A microgrid is a localized energy network that can operate independently from the traditional grid. This makes them useful in situations where there is a power outage or when traditional grids are unavailable. You can also use them to manage energy consumption and promote sustainability. Let’s explore the basics of microgrids and why they are becoming increasingly popular.
What exactly are microgrids?
Microgrids are local energy systems that can disconnect from the main power grid and function independently. They typically include a mix of renewable energy sources like solar and wind power, as well as backup generators and storage batteries. This allows businesses to maintain a reliable supply of power during brownouts and blackouts. They are also more resilient to large-scale outages, as they can continue to operate even if parts of the grid go offline. In addition, microgrids can help to reduce greenhouse gas emissions by increasing the use of renewable energy. As a result, microgrids are a key part of the transition to a clean energy future.
The different components of a microgrid
Microgrids typically consist of an energy source or sources, loads, and a control system. Common energy sources for microgrids include solar PV arrays, battery storage, and generators. They can provide backup power in the event of a grid outage, and they can also help to meet peak demand or reduce energy costs. They are also becoming more and more popular as more businesses and organizations try to improve their backup power and make themselves less vulnerable to power outages.
Why are they useful?
Microgrids are small-scale versions of the power grid that supply electricity to a specific area, such as a campus, military base, or manufacturing facility. They can operate autonomously from the main grid. This means that they are not affected by power outages or other disruptions. This is a big benefit for businesses and organizations that can’t go without electricity for even a short time.
Moreover, they can be powered by renewable energy sources such as solar and wind. This makes them more environmentally friendly than traditional power grids. They offer a flexible and efficient way to meet the ever-growing demand for clean and reliable power. And because they are small-scale, microgrids are less expensive to build and maintain than traditional power grids.
Microgrids: Case Studies
One of the most recent is the Microgrid Infrastructure Project for the Port of San Diego. This 700-kW installation is expected to save more than $3 million in energy costs over the next 20 years. It will also give backup power to important infrastructure, like the building at the port where jet fuel is stored.

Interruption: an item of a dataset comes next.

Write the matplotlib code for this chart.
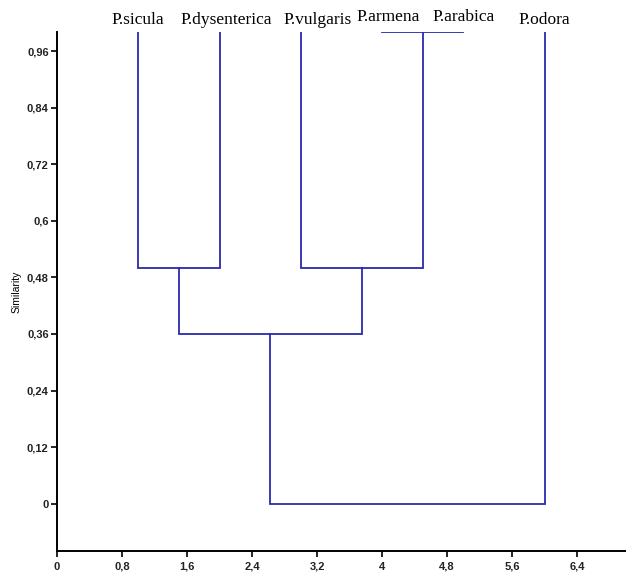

Another notable project is the microgrid being built for Domaine Carneros in Napa. The 250-kW system will save the award-winning winery $1.5 million in lifetime electricity costs and cut greenhouse gas emissions by 65 percent during outages.
Microgrids are becoming increasingly popular as a way to provide reliable, affordable power to homes and businesses. They can increase the resilience of the power grid by providing backup power in the event of an outage. As a result, microgrids are an attractive option for many communities.